Since she died in June there have been countless reasons to pop over, as the house has been cleared and dressed for sale. There’s a lovely couple due to move in, with names which are a combination of my siblings’ – how weird is THAT? I met them and promised to leave the lightbulbs and fuses in place. (They laughed uneasily – this is why I should be left out of the responsible jobs!)
It’s easier every time, going round there. The trinkets have gone, and most of the furniture, and pretty much everything that made it hers. I can still sit in her armchair though, where she read to my kids. I can still gaze out into the garden where ‘her’ fox sat in the morning sunshine. There’s still that patch of carpet in the bedroom, where she fell… it’s not all happy memories.
This morning I needed to sort the boiler. I called out “I’m just popping over to my mums!” And then quietly, under my breath, I said “I wish she was going to be there”.
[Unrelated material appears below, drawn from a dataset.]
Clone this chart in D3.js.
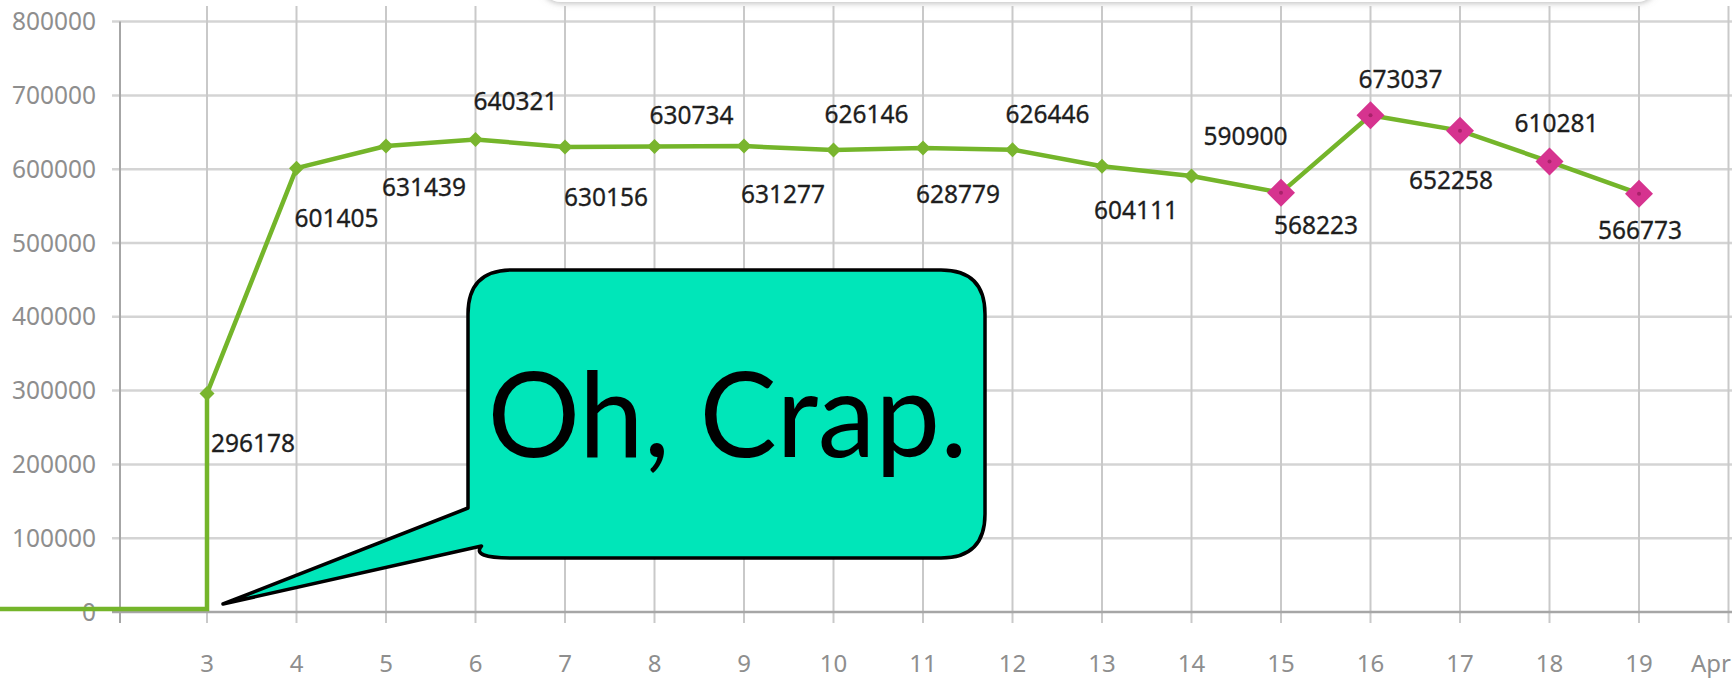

She wasn’t. The house is an empty shell. Where her love and warmth were is now a bright and sunny home, perfectly nice and a great place for that couple to make their new home. But she’s not there.
The day she died I popped over to my mum’s to say goodbye. I wanted to be there when they came to take her away. Seeing a dead body is a profound and beautiful experience. You GET it, you see that they’ve gone, that they’re no longer in that shell. As the undertakers gently carried her body out, I ran to the front door. And as they drove away, I stood on her doorstep and waved goodbye. As she did, every time we left, for years and years.
This morning, as I drove away, I looked back. She wasn’t on the doorstep. Her ghost was not present. I whispered goodbye under my breath.